The head of Florida Citizens Property Insurance Corp. says the state-run insurer is well on its way to becoming the true market of last resort for the Sunshine State.

"We've never been in better shape," says Citizens CEO Barry Gilway. "I think the numbers speak for themselves."

About a year ago Gilway took the helm of the troubled insurer, busting at the seams with too much exposure and too much chaos within—misappropriations and employees basically running amok.  

"I was told one thing: "Get this company smaller,'" Gilway tells PC360. "I wanted to do it in a way that was beneficial to policyholders."

And by "policyholders," Gilway refers to insureds at Citizens and elsewhere, because everyone is exposed to assessments if Citizens can't pay claims.

Gilway's ideas aren't without controversy and some initial attempts to dissuade property owners from joining Citizens haven't worked as well as anyone would like. Citizens routinely finds itself in Florida headlines and the tone is often unfavorable.
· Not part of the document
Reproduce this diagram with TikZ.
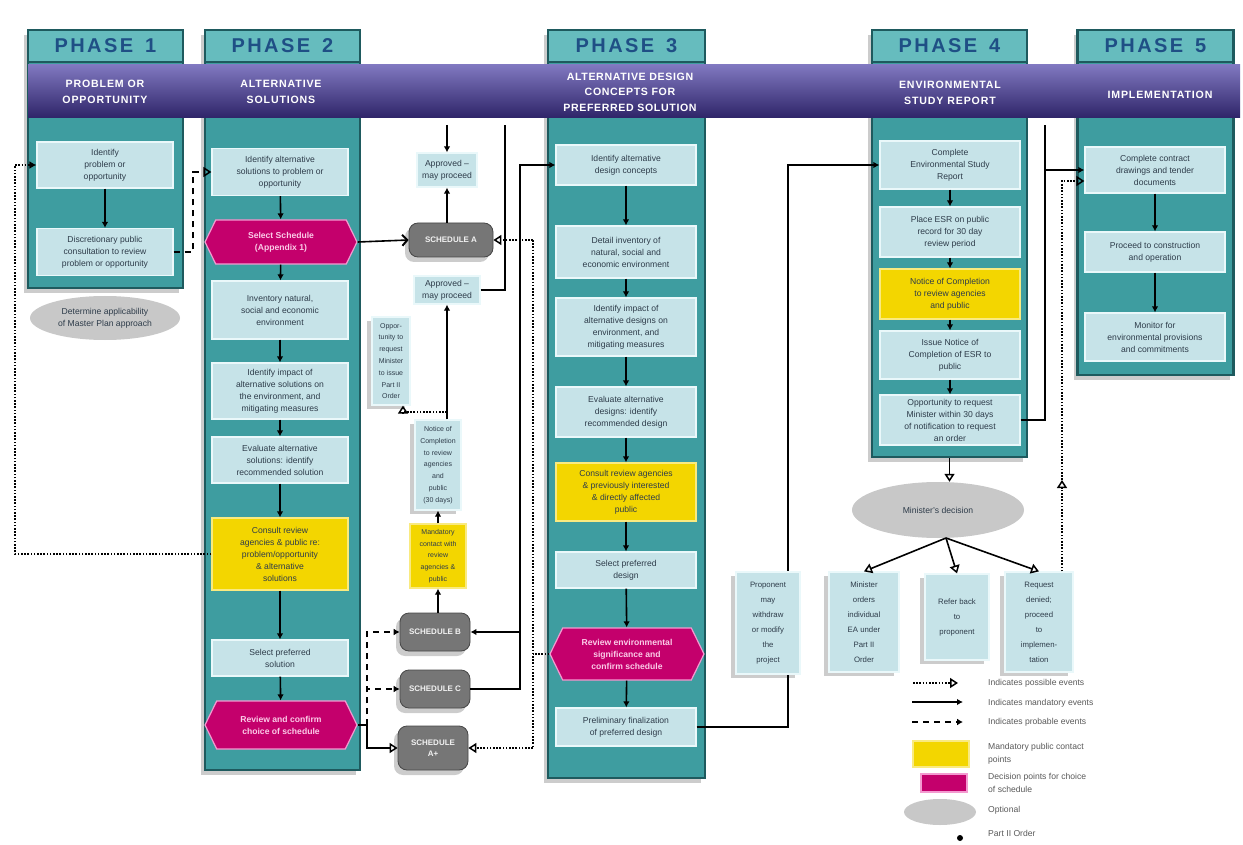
\documentclass[tikz,border=0pt]{standalone}
\usepackage{fontspec}
\setmainfont{Liberation Sans}
\usetikzlibrary{arrows.meta,shapes.symbols,shapes.geometric,shadows,calc}
\pgfdeclarelayer{bg}
\pgfsetlayers{bg,main}
\definecolor{bannerL}{HTML}{8078C0}
\definecolor{bannerP}{HTML}{40358A}
\definecolor{bannerD}{HTML}{2E2468}
\definecolor{colT}{HTML}{3E9DA0}
\definecolor{colD}{HTML}{1E5A5E}
\definecolor{colH}{HTML}{66BCBE}
\definecolor{hdrtxt}{HTML}{1F4F85}
\definecolor{boxB}{HTML}{C6E3E8}
\definecolor{boxE}{HTML}{EAF8FA}
\definecolor{yel}{HTML}{F3D600}
\definecolor{mag}{HTML}{C4006C}
\definecolor{magE}{HTML}{F39AD0}
\definecolor{gnode}{HTML}{767676}
\definecolor{ellc}{HTML}{C8C8C8}
\definecolor{txt}{HTML}{2E3C4A}
\definecolor{legtxt}{HTML}{5A5A5A}
\newcommand\bxfont{\fontsize{8.6}{12}\selectfont}
\newcommand\gbfont{\fontsize{8}{11}\selectfont\bfseries}
\newcommand\nbfont{\fontsize{7}{11.8}\selectfont}
\newcommand\qbfont{\fontsize{7.8}{15}\selectfont}
\newcommand\hdrfont{\fontsize{20}{20}\selectfont\bfseries\addfontfeature{LetterSpace=12}}
\newcommand\banfont{\fontsize{10.6}{16.5}\selectfont\bfseries\addfontfeature{LetterSpace=8}}
\newcommand\banfontc{\fontsize{10.6}{15.5}\selectfont\bfseries\addfontfeature{LetterSpace=6}}
\newcommand\legfont{\fontsize{8.6}{13}\selectfont}
\tikzset{
  col/.style={draw=colD, line width=2.5pt, fill=colT, inner sep=0pt,
    drop shadow={shadow xshift=-4pt, shadow yshift=-5pt, opacity=0.2, fill=black}},
  hdr/.style={fill=colH, draw=colD, line width=2.5pt, text=hdrtxt, font=\hdrfont, inner sep=0pt},
  box/.style={fill=boxB, draw=boxE, line width=1.2pt, text=txt, align=center, font=\bxfont, inner sep=1pt},
  sbox/.style={box, drop shadow={shadow xshift=-5pt, shadow yshift=-4pt, opacity=0.2, fill=black}},
  ybox/.style={box, fill=yel, draw=yel!50!white},
  mbox/.style={signal, signal to=west and east, signal pointer angle=128, fill=mag, draw=magE,
    line width=1.2pt, text=white!80!magenta, align=center, font=\bxfont\bfseries, inner sep=1pt},
  gbox/.style={fill=gnode, draw=gnode!60!black, rounded corners=9pt, text=white!90!gray, align=center,
    font=\gbfont, line width=.8pt, inner sep=1pt,
    drop shadow={shadow xshift=-4pt, shadow yshift=-5pt, opacity=0.2, fill=black}},
  ellnode/.style={ellipse, fill=ellc, text=txt, align=center, font=\bxfont, inner sep=0pt},
  bantext/.style={text=white, font=\banfont, align=center},
  legtext/.style={anchor=west, text=legtxt, font=\legfont, align=left, inner sep=0pt},
  mand/.style={line width=1.6pt, draw=black},
  marr/.style={mand, -{Latex[length=6pt,width=6.5pt]}},
  poss/.style={line width=1.8pt, draw=black, dash pattern=on 1.6pt off 1.6pt},
  oarr/.style={-{Triangle[open,length=8pt,width=10pt,line width=1.5pt]}},
  barb/.style={-{Straight Barb[length=5pt,width=11pt,line width=2pt]}},
  prob/.style={line width=2pt, draw=black, dash pattern=on 6pt off 5pt},
}
\begin{document}
\begin{tikzpicture}[x=1pt,y=-1pt]
\useasboundingbox (0,0) rectangle (1243,845);
\fill[white] (0,0) rectangle (1243,845);

% ---------- phase columns ----------
\node[col, minimum width=155, minimum height=258] (c1) at (105.5,159) {};
\node[col, minimum width=155, minimum height=740] (c2) at (282.5,400) {};
\node[col, minimum width=157, minimum height=748] (c3) at (626.5,404) {};
\node[col, minimum width=155, minimum height=427] (c4) at (949.5,243.5) {};
\node[col, minimum width=156, minimum height=345] (c5) at (1155.5,202.5) {};
\node[hdr, minimum width=155, minimum height=32] (h1) at (105.5,46) {PHASE\hspace{12pt}1};
\node[hdr, minimum width=155, minimum height=32] (h2) at (282.5,46) {PHASE\hspace{12pt}2};
\node[hdr, minimum width=157, minimum height=32] (h3) at (626.5,46) {PHASE\hspace{12pt}3};
\node[hdr, minimum width=155, minimum height=32] (h4) at (949.5,46) {PHASE\hspace{12pt}4};
\node[hdr, minimum width=156, minimum height=32] (h5) at (1155.5,46) {PHASE\hspace{12pt}5};

% ---------- banner ----------
\node[minimum width=1212, minimum height=53, inner sep=0pt,
      top color=bannerL, middle color=bannerP, bottom color=bannerD] (ban) at (634,91.5) {};
\node[bantext] (bt1) at (105,92) {PROBLEM OR\\OPPORTUNITY};
\node[bantext] (bt2) at (281,92) {ALTERNATIVE\\SOLUTIONS};
\node[bantext, font=\banfontc] (bt3) at (630,92) {ALTERNATIVE DESIGN\\CONCEPTS FOR\\PREFERRED SOLUTION};
\node[bantext] (bt4) at (950,93) {ENVIRONMENTAL\\STUDY REPORT};
\node[bantext] (bt5) at (1160,95) {IMPLEMENTATION};

% ---------- phase 1 ----------
\node[box, minimum width=136, minimum height=46] (p1a) at (105,165) {Identify\\problem or\\opportunity};
\node[box, minimum width=136, minimum height=47] (p1b) at (105,252) {Discretionary public\\consultation to review\\problem or opportunity};
\node[ellnode, minimum width=150, minimum height=44] (e1) at (105,318) {Determine applicability\\of Master Plan approach};

% ---------- phase 2 ----------
\node[box, minimum width=136, minimum height=47] (p2a) at (280,172) {Identify alternative\\solutions to problem or\\opportunity};
\node[mbox, minimum width=152, minimum height=44] (p2b) at (281,242) {Select Schedule\\(Appendix 1)};
\node[box, minimum width=136, minimum height=58] (p2c) at (280,310) {Inventory natural,\\social and economic\\environment};
\node[box, minimum width=136, minimum height=56] (p2d) at (280,391) {Identify impact of\\alternative solutions on\\the environment, and\\mitigating measures};
\node[box, minimum width=136, minimum height=46] (p2e) at (280,460) {Evaluate alternative\\solutions: identify\\recommended solution};
\node[ybox, minimum width=136, minimum height=72] (p2f) at (280,554) {Consult review\\agencies \& public re:\\problem/opportunity\\\& alternative\\solutions};
\node[box, minimum width=136, minimum height=36] (p2g) at (280,658) {Select preferred\\solution};
\node[mbox, minimum width=152, minimum height=48] (p2h) at (281,725) {Review and confirm\\choice of schedule};

% ---------- middle column ----------
\node[box, minimum width=60, minimum height=34] (m1) at (447,170) {Approved --\\may proceed};
\node[gbox, minimum width=84, minimum height=34] (m2) at (451,240) {SCHEDULE A};
\node[box, minimum width=66, minimum height=28] (m3) at (447,290) {Approved --\\may proceed};
\node[sbox, font=\nbfont, minimum width=38, minimum height=88] (m4) at (391,361) {Oppor-\\tunity to\\request\\Minister\\to issue\\Part II\\Order};
\node[sbox, font=\nbfont, minimum width=46, minimum height=90] (m5) at (438,465) {Notice of\\Completion\\to review\\agencies\\and\\public\\(30 days)};
\node[ybox, font=\nbfont, minimum width=56, minimum height=64] (m6) at (438,556) {Mandatory\\contact with\\review\\agencies \&\\public};
\node[gbox, minimum width=70, minimum height=38] (g1) at (435,632) {SCHEDULE B};
\node[gbox, minimum width=70, minimum height=38] (g2) at (435,689) {SCHEDULE C};
\node[gbox, minimum width=70, minimum height=44] (g3) at (433,748) {SCHEDULE\\A+};

% ---------- phase 3 ----------
\node[box, minimum width=140, minimum height=40] (p3a) at (626,165) {Identify alternative\\design concepts};
\node[box, minimum width=140, minimum height=52] (p3b) at (626,252) {Detail inventory of\\natural, social and\\economic environment};
\node[box, minimum width=140, minimum height=58] (p3c) at (626,327) {Identify impact of\\alternative designs on\\environment, and\\mitigating measures};
\node[box, minimum width=140, minimum height=50] (p3d) at (626,412) {Evaluate alternative\\designs: identify\\recommended design};
\node[ybox, minimum width=140, minimum height=58] (p3e) at (626,492) {Consult review agencies\\\& previously interested\\\& directly affected\\public};
\node[box, minimum width=140, minimum height=36] (p3f) at (626,570) {Select preferred\\design};
\node[mbox, minimum width=154, minimum height=52] (p3g) at (627,654) {Review environmental\\significance and\\confirm schedule};
\node[box, minimum width=140, minimum height=38] (p3h) at (626,727) {Preliminary finalization\\of preferred design};

% ---------- phase 4 ----------
\node[box, minimum width=140, minimum height=48] (p4a) at (950,165) {Complete\\Environmental Study\\Report};
\node[box, minimum width=140, minimum height=50] (p4b) at (950,232) {Place ESR on public\\record for 30 day\\review period};
\node[ybox, minimum width=140, minimum height=50] (p4c) at (950,294) {Notice of Completion\\to review agencies\\and public};
\node[box, minimum width=140, minimum height=48] (p4d) at (950,355) {Issue Notice of\\Completion of ESR to\\public};
\node[box, minimum width=140, minimum height=50] (p4e) at (950,420) {Opportunity to request\\Minister within 30 days\\of notification to request\\an order};

% ---------- phase 5 ----------
\node[box, minimum width=140, minimum height=46] (p5a) at (1155,170) {Complete contract\\drawings and tender\\documents};
\node[box, minimum width=140, minimum height=40] (p5b) at (1155,252) {Proceed to construction\\and operation};
\node[box, minimum width=140, minimum height=48] (p5c) at (1155,337) {Monitor for\\environmental provisions\\and commitments};

% ---------- coordinates ----------
\coordinate (t1) at (447,125);
\coordinate (tm) at (846,125);
\coordinate (t2) at (1045,125);
\coordinate (t5) at (505,125);
\coordinate (vx) at (788,400);
\coordinate (vr) at (520,400);
\coordinate (vdt) at (533,240);
\coordinate (vdb) at (533,748);
\coordinate (dk) at (367,700);
\coordinate (dl) at (15,360);
\coordinate (k1) at (193,210);
\coordinate (d1) at (447,412);
\coordinate (qv) at (1062,300);
\coordinate (qm) at (1062,480);
\coordinate (eb) at (946,538);

% ---------- connectors behind columns ----------
\begin{pgfonlayer}{bg}
\draw[mand] (t1) -- (t2);
\draw[marr] (t1) -- (tm);
\end{pgfonlayer}

% in-column flows
\foreach \a/\b in {p1a/p1b,p2a/p2b,p2b/p2c,p2c/p2d,p2d/p2e,p2e/p2f,p2f/p2g,p2g/p2h,
                   p3a/p3b,p3b/p3c,p3c/p3d,p3d/p3e,p3e/p3f,p3f/p3g,p3g/p3h,
                   p4a/p4b,p4b/p4c,p4c/p4d,p4d/p4e,p5a/p5b,p5b/p5c}
  \draw[marr] (\a) -- (\b);

% phase 1 / 2 links
\draw[poss, -{Latex[length=7pt,width=8pt]}] (p2f.west) -| (dl) |- (p1a.west);
\draw[prob, oarr] (p1b.east) -| (k1) |- (p2a.west);

% schedule A branch
\draw[mand, barb] (p2b.east) -- (m2.west);
\draw[marr] (m2.north -| m1.south) -- (m1.south);
\draw[marr] (t1) -- (m1.north);
\draw[mand] (m3.east) -| (t5);
\draw[marr] (m5.north -| m3.south) -- (m3.south);
\draw[poss, oarr] (d1) -| ([xshift=12pt]m4.south);
\draw[marr] (m6) -- (m5);
\draw[marr] (g1.north -| m6.south) -- (m6.south);

% schedule choice
\draw[mand, oarr] (p2h.east) -- (p2h.east -| dk) |- (g3.west);
\draw[prob, -{Latex[length=6pt,width=7pt]}] (p2h.east -| dk) |- (g2.west);
\draw[prob, -{Latex[length=6pt,width=7pt]}] (p2h.east -| dk) |- (g1.west);
\draw[marr] (g2.east) -| (vr) |- (p3a.west);
\draw[marr] (g1.east -| vr) -- (g1.east);
\draw[poss] (vdt) -- (vdb);
\draw[poss] (p3g.west) -- (p3g.west -| vdt);
\draw[poss, oarr] (vdb) -- (g3.east);
\draw[poss, oarr] (vdt) -- (m2.east);

% phase 3 to phase 4
\draw[marr] (p3h.east) -| (vx) |- (p4a.west);

% phase 4 to phase 5
\draw[mand] (p4e.east) -| (t2);
\draw[marr] (t2 |- p5a.west) -- (p5a.west);

% ---------- Part II order outcomes ----------
\node[ellnode, minimum width=172, minimum height=56] (ell4) at (938,510) {Minister's decision};
\node[sbox, font=\qbfont, minimum width=64, minimum height=102] (q1) at (768,623) {Proponent\\may\\withdraw\\or modify\\the\\project};
\node[sbox, font=\qbfont, minimum width=70, minimum height=100] (q2) at (864,622) {Minister\\orders\\individual\\EA under\\Part II\\Order};
\node[sbox, font=\qbfont, minimum width=64, minimum height=86] (q3) at (957,617) {Refer back\\to\\proponent};
\node[sbox, font=\qbfont, minimum width=68, minimum height=100] (q4) at (1039,622) {Request\\denied;\\proceed\\to\\implemen-\\tation};
\draw[mand, oarr] (c4.south) -- (c4.south |- ell4.north);
\draw[mand, oarr] (eb) -- (q2.north);
\draw[mand, oarr] (eb) -- (q3.north);
\draw[mand, oarr] (eb) -- (q4.north);
\draw[poss, oarr] (q4.north -| qv) -- (qm);
\draw[poss, oarr] (qm) -- (qv) |- ([yshift=-11pt]p5a.west);

% ---------- legend ----------
\coordinate (l1a) at (913,683); \coordinate (l1b) at (958,683);
\coordinate (l2a) at (912,702); \coordinate (l2b) at (963,702);
\coordinate (l3a) at (912,722); \coordinate (l3b) at (963,722);
\draw[poss, oarr] (l1a) -- (l1b);
\draw[marr] (l2a) -- (l2b);
\draw[prob, -{Latex[length=6pt,width=7pt]}] (l3a) -- (l3b);
\node[fill=yel, draw=yel!50!white, line width=1.5pt, minimum width=56, minimum height=26] (ly) at (941,754) {};
\node[fill=mag, draw=magE, line width=1.5pt, minimum width=46, minimum height=18] (lm) at (944,783) {};
\node[ellipse, fill=ellc, minimum width=72, minimum height=26] (le) at (940,812) {};
\node[circle, fill=black, inner sep=0pt, minimum size=6] (ld) at (960,838) {};
\node[legtext] (lt1) at (988,683) {Indicates possible events};
\node[legtext] (lt2) at (988,703) {Indicates mandatory events};
\node[legtext] (lt3) at (988,722) {Indicates probable events};
\node[legtext] (lt4) at (988,754) {Mandatory public contact\\points};
\node[legtext] (lt5) at (988,783) {Decision points for choice\\of schedule};
\node[legtext] (lt6) at (988,810) {Optional};
\node[legtext] (lt7) at (988,833) {Part II Order};
\end{tikzpicture}
\end{document}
But under Gilway's leadership, Citizens' policy count has shrunk—he says in a more permanent way than previous efforts to depopulate the insurer—and one of his ideas adopted into law could have an even more dramatic effect.

With about 1.26 million policies, Citizens remains the largest provider of property insurance in Florida—a designation it was never intended to hold.

Citizens hasn't stopped traditional depopulation efforts by "take-out" companies but after the pace slowed, Gilway and his team looked to other means—inking more complex deals with Weston and Heritage insurance companies to remove much more exposure from the books.

 "We've tried to think outside the box, but it has been difficult to get others to understand the issues," and the facts and figures," Gilway says, while simultaneously taking some of the blame for not communicating well enough with state leaders.

Gilway wrote a letter to the state Board of Governors, guaranteeing better communication and tighter policies at Citizens to rein in spending.

"Any concept outside the standard depopulation program will be presented in public, where anyone can vet the agreement," he says of the future. "We will communicate during the process."

Still, the CEO asserts Citizens "took no shortcuts," and "didn't rush" any recent deals meant to get policies back into the private market.

When scheduled take-outs are completed by the end of the summer, Citizens could be 430,000 policies lighter. The insurer's probably maximum loss for a 1-in-100 year storm dropped 15 percent to $19.9 billion over the last year.

Most importantly, for all Floridians, the potential emergency assessment to be levied on all policyholders is now $3.8 billion—down dramatically from $7.3 billion.

And looking ahead, Gilway says the best may be ahead. As part of SB 1770, signed late May into law by Gov. Rick Scott, a clearinghouse will be established with the intent to reduce the number of policies even more by assuring risk gets shopped in the private market before finding a home in the market of last resort.

The clearinghouse allows new and renewed policies to be shopped to private insurers before landing at Citizens. A comparative rate analysis will be generated.

"It's a win-win-win," Gilway says, referring to the expectation of Citizens losing policies, property owners obtaining better coverage in the private markets, and agents scoring greater distribution.

"It will be a complex program to implement," says Gilway, adding that about 52 percent of Citizens' business comes from direct writers, so it isn't shopped.

"At least a third of new business could be eliminated through this mechanism," he explains. "With renewals—we have 186,000 State Farm policies (shed by the insurer in 2010 as part of a deal to stay in the state) and they will be shopped. I believe two-thirds could land outside of Citizens."